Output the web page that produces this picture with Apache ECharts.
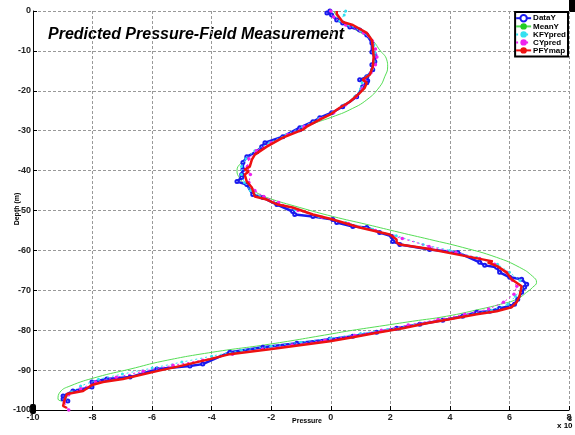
<!DOCTYPE html>
<html>
<head>
<meta charset="utf-8">
<script src="https://cdn.jsdelivr.net/npm/echarts@6/dist/echarts.min.js"></script>
<style>
  html, body { margin: 0; padding: 0; background: #fff; }
  #chart { width: 575px; height: 435px; }
</style>
</head>
<body>
<div id="chart"></div>
<script>
/*x轴刻度和y轴刻度*/
var xTicks = [-10, -8, -6, -4, -2, 0, 2, 4, 6, 8];
var yTicks = [0, -10, -20, -30, -40, -50, -60, -70, -80, -90, -100];
var legendNames = ['DataY', 'MeanY', 'KFYpred', 'CYpred', 'PFYmap'];

/*测量数据 [pressure(x1e8), depth]*/
var dataY = [[-0.03,0],[-0.13,-0.5],[0.03,-1],[0.2,-2.25],[0.4,-3],[0.64,-4],[0.97,-4.75],[1.21,-6],[1.38,-8],[1.38,-10.25],[1.48,-11],[1.48,-12.75],[1.38,-13.5],[1.41,-14.75],[1.21,-16.5],[0.97,-17.25],[1.24,-17.5],[1.21,-18],[1.07,-19],[0.87,-21.5],[0.4,-24],[0.03,-25.5],[-0.37,-26.75],[-0.6,-27.75],[-1.04,-29.25],[-1.04,-29.75],[-1.61,-31.5],[-2.21,-33],[-2.32,-34],[-2.48,-35.25],[-2.82,-36.5],[-2.95,-38],[-2.95,-39.75],[-2.99,-41],[-2.99,-41.75],[-3.15,-42.75],[-2.82,-43.5],[-2.62,-46],[-2.28,-46.75],[-1.81,-48.5],[-1.28,-50.25],[-1.21,-51],[-0.6,-51.5],[0.07,-52.25],[0.2,-53],[0.74,-54],[1.21,-54.25],[1.64,-55.5],[2.05,-56.5],[2.08,-57.75],[2.32,-58.5],[3.32,-59.75],[4.26,-60.5],[5.0,-63],[5.17,-63.75],[5.57,-64.25],[5.67,-65.5],[6.01,-66.75],[6.41,-67.25],[6.58,-68.5],[6.51,-69.25],[6.41,-70.5],[6.28,-72.25],[6.17,-73.5],[6.01,-74],[5.67,-74.5],[5.34,-75.25],[4.9,-75.5],[4.43,-76.5],[3.76,-77.5],[2.99,-78.5],[2.21,-79.5],[1.54,-80.5],[0.74,-81.5],[-0.03,-82.25],[-1.14,-83.25],[-2.28,-84.25],[-3.39,-85.5],[-4.3,-88.5],[-4.73,-89],[-5.84,-89.75],[-6.74,-91.75],[-7.52,-92.25],[-8.02,-93],[-8.02,-94.25],[-8.66,-95.25],[-8.99,-96.5],[-8.99,-97.25],[-8.83,-97.75]];

var meanY = [[0.1,0],[0.35,-2.5],[0.9,-5],[1.38,-7.25],[1.64,-9.75],[1.88,-12.25],[1.91,-14],[1.81,-16.5],[1.64,-19],[1.21,-22.25],[0.64,-24.75],[0.07,-26.5],[-0.5,-28],[-1.0,-29.5],[-1.6,-31.5],[-2.2,-33.5],[-2.7,-36],[-3.0,-38],[-3.15,-40],[-3.05,-42],[-2.8,-44],[-2.5,-45.5],[-2.15,-46.75],[-1.04,-49.25],[0.07,-51.5],[1.21,-53.5],[2.32,-55.5],[3.32,-57.25],[4.43,-59.25],[5.57,-61.75],[6.34,-64.25],[6.78,-66.5],[6.91,-68],[6.78,-69.25],[6.58,-70.5],[6.24,-72.25],[5.7,-73.5],[5.0,-74.75],[3.89,-76.5],[2.75,-77.75],[1.64,-79],[0.54,-80.25],[-0.03,-81],[-2.05,-83.5],[-3.96,-85.5],[-5.64,-87.75],[-6.74,-89.75],[-7.85,-91.75],[-8.76,-94],[-9.09,-95.5],[-9.16,-97.25],[-9.03,-97.75]];

var kfYpred = [[0.5,0],[0.45,-1],[0.3,-2.5],[0.6,-3.5],[1.0,-5],[1.3,-6.5],[1.45,-8.5],[1.5,-10.5],[1.45,-12.5],[1.4,-14.5],[1.2,-16.5],[1.05,-18],[1.0,-19.5],[0.8,-21.5],[0.45,-23.5],[0.05,-25.5],[-0.4,-27],[-0.95,-29],[-1.5,-31],[-2.05,-33],[-2.55,-35],[-2.85,-37],[-3.0,-39],[-3.0,-41],[-2.9,-43],[-2.7,-45],[-2.4,-46.5],[-1.9,-48],[-1.2,-49.8],[-0.4,-51.5],[0.5,-53],[1.4,-54.7],[2.2,-56.3],[3.1,-58.5],[4.0,-60],[4.9,-61.8],[5.6,-63.5],[6.0,-65.5],[6.35,-67.5],[6.4,-69.5],[6.2,-71.5],[5.95,-73.5],[5.4,-75],[4.6,-76.2],[3.7,-77.5],[2.8,-78.7],[1.9,-79.8],[1.0,-80.8],[0.0,-82],[-1.0,-83],[-2.0,-84],[-3.0,-85],[-4.0,-86.5],[-5.0,-88],[-6.0,-89.5],[-7.0,-91],[-7.8,-92.3],[-8.4,-94],[-8.7,-95.5],[-8.9,-97]];

var cYpred = [[0.0,0],[0.1,-1.5],[0.5,-3.5],[1.1,-5.5],[1.4,-7.5],[1.5,-9.5],[1.55,-11.5],[1.5,-13.5],[1.35,-15.5],[1.15,-17.5],[1.05,-19.5],[0.85,-21.5],[0.5,-23.5],[0.1,-25.5],[-0.35,-27],[-0.9,-29],[-1.45,-31],[-2.0,-33],[-2.5,-35],[-2.75,-37],[-2.8,-39],[-2.7,-41],[-2.75,-43],[-2.55,-45],[-2.25,-46.5],[-1.75,-48],[-1.1,-50],[-0.3,-51.7],[0.6,-53.3],[1.5,-55],[2.4,-57],[3.3,-59],[4.2,-60.5],[5.0,-62],[5.5,-63.5],[5.9,-65.5],[6.1,-67.5],[6.25,-69],[6.15,-71],[5.8,-73],[5.3,-74.7],[4.5,-76],[3.6,-77.3],[2.6,-78.7],[1.7,-80],[0.8,-81.3],[-0.2,-82.5],[-1.3,-83.7],[-2.3,-84.8],[-3.3,-86],[-4.3,-87.5],[-5.3,-88.8],[-6.3,-90.3],[-7.2,-91.8],[-7.9,-93],[-8.4,-94.7],[-8.8,-96.2],[-8.95,-98],[-8.8,-100]];

var pfYmap = [[0.2,0],[0.2,-0.75],[0.4,-2.75],[0.74,-3.5],[1.21,-5.5],[1.38,-7.25],[1.41,-9],[1.44,-11.5],[1.41,-14],[1.31,-16],[1.07,-17.25],[1.21,-18],[1.14,-19.25],[0.91,-21],[0.64,-22.75],[0.3,-24.25],[-0.03,-26],[-0.37,-27.25],[-0.81,-29],[-0.94,-29.75],[-1.61,-31.75],[-2.15,-34],[-2.55,-36],[-2.65,-37.25],[-2.72,-39],[-2.89,-39.75],[-2.75,-40.25],[-2.89,-41],[-2.82,-42.75],[-2.65,-44.25],[-2.55,-46.5],[-2.15,-47.25],[-1.78,-48.5],[-1.28,-49.25],[-0.6,-51],[0.07,-52.25],[0.97,-54.25],[1.98,-56],[2.21,-57.25],[2.21,-58],[2.32,-58.5],[3.22,-59.5],[4.23,-61],[5.44,-62.75],[5.27,-63],[5.6,-64],[5.9,-65.5],[6.07,-67.25],[6.41,-69],[6.44,-69.25],[6.34,-71.5],[6.24,-73],[6.07,-74.25],[5.57,-75.25],[4.9,-76],[3.99,-77.25],[3.22,-78.25],[2.42,-79.5],[1.64,-80.5],[0.74,-81.75],[-0.03,-82.75],[-2.05,-84.75],[-3.39,-86],[-4.06,-87.25],[-5.07,-89],[-5.84,-90.25],[-6.98,-92.25],[-7.65,-93],[-8.02,-93.75],[-8.32,-95.25],[-8.86,-96],[-8.93,-97.25],[-8.99,-99],[-8.86,-99.5]];

var font = 'Liberation Sans, Arial, sans-serif';

var chart = echarts.init(document.getElementById('chart'));
var option = {
  animation: false,
  backgroundColor: '#fff',
  grid: { left: 33, right: 6, top: 11, bottom: 25, containLabel: false },
  legend: {
    data: legendNames,
    orient: 'vertical',
    right: 7,
    top: 12,
    itemGap: 0,
    itemWidth: 15,
    itemHeight: 8,
    padding: [2, 2, 2, 0],
    borderColor: '#000',
    borderWidth: 2,
    backgroundColor: '#fff',
    textStyle: { fontSize: 8, fontWeight: 'bold', fontFamily: font, color: '#000', padding: [0, 0, 0, -3] }
  },
  xAxis: {
    type: 'value',
    min: -10, max: 8, interval: 2,
    axisLine: { onZero: false, lineStyle: { color: '#000', width: 1 } },
    axisTick: { inside: true, length: 4, lineStyle: { color: '#000' } },
    axisLabel: { fontSize: 9, fontWeight: 'bold', fontFamily: font, color: '#222', margin: 3 },
    splitLine: { show: true, lineStyle: { color: '#999', type: [3, 2], width: 1 } }
  },
  yAxis: {
    type: 'value',
    min: -100, max: 0, interval: 10,
    axisLine: { onZero: false, lineStyle: { color: '#000', width: 1 } },
    axisTick: { inside: true, length: 4, lineStyle: { color: '#000' } },
    axisLabel: { fontSize: 9, fontWeight: 'bold', fontFamily: font, color: '#222', margin: 2 },
    splitLine: { show: true, lineStyle: { color: '#999', type: [3, 2], width: 1 } }
  },
  graphic: [
    { type: 'text', left: 48, top: 27, style: { text: 'Predicted Pressure-Field Measurement', font: 'italic bold 16px ' + font, fill: '#000' } },
    { type: 'text', x: 17, y: 209, rotation: Math.PI / 2, style: { text: 'Depth (m)', font: 'bold 7px ' + font, fill: '#000', align: 'center', verticalAlign: 'middle' } },
    { type: 'text', left: 292, top: 418, style: { text: 'Pressure', font: 'bold 7px ' + font, fill: '#000' } },
    { type: 'text', left: 557, top: 422, style: { text: 'x 10', font: 'bold 8px ' + font, fill: '#000' } },
    { type: 'text', left: 568, top: 416, style: { text: '8', font: 'bold 7px ' + font, fill: '#000' } },
    { type: 'rect', shape: { x: 569, y: 0, width: 6, height: 12 }, style: { fill: '#000' } },
    { type: 'rect', shape: { x: 30, y: 404, width: 6, height: 10, r: 2 }, style: { fill: '#000' } }
  ],
  series: [
    {
      name: 'MeanY', type: 'line', smooth: true, data: meanY, z: 1,
      showSymbol: false, symbol: 'circle', symbolSize: 3,
      itemStyle: { color: '#22cc22' },
      lineStyle: { color: '#55dd55', width: 1 }
    },
    {
      name: 'DataY', type: 'line', data: dataY, z: 2,
      symbol: 'emptyCircle', symbolSize: 3,
      itemStyle: { color: '#1a1aee', borderWidth: 1 },
      lineStyle: { color: '#1a1aee', width: 2.5 }
    },
    {
      name: 'KFYpred', type: 'line', data: kfYpred, z: 3,
      symbol: 'circle', symbolSize: 3,
      itemStyle: { color: '#33e0f0' },
      lineStyle: { color: '#33e0f0', width: 1, type: [2, 3] }
    },
    {
      name: 'CYpred', type: 'line', data: cYpred, z: 4,
      symbol: 'circle', symbolSize: 3.5,
      itemStyle: { color: '#ee22ee' },
      lineStyle: { color: '#ee22ee', width: 1, type: [2, 3] }
    },
    {
      name: 'PFYmap', type: 'line', data: pfYmap, z: 5,
      showSymbol: false, symbol: 'none',
      itemStyle: { color: '#ee1111' },
      lineStyle: { color: '#ee1111', width: 2.5 }
    }
  ]
};
chart.setOption(option);
</script>
</body>
</html>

# # # # #

Given request: Repeat the lines above, starting at the first and stopping after the line that holds "['DataY', 'MeanY', 'KFYpred', 'CYpred', 'PFYmap'];", with the pictures left out.

Solution to the problem:
Output the web page that produces this picture with Apache ECharts.
<!DOCTYPE html>
<html>
<head>
<meta charset="utf-8">
<script src="https://cdn.jsdelivr.net/npm/echarts@6/dist/echarts.min.js"></script>
<style>
  html, body { margin: 0; padding: 0; background: #fff; }
  #chart { width: 575px; height: 435px; }
</style>
</head>
<body>
<div id="chart"></div>
<script>
/*x轴刻度和y轴刻度*/
var xTicks = [-10, -8, -6, -4, -2, 0, 2, 4, 6, 8];
var yTicks = [0, -10, -20, -30, -40, -50, -60, -70, -80, -90, -100];
var legendNames = ['DataY', 'MeanY', 'KFYpred', 'CYpred', 'PFYmap'];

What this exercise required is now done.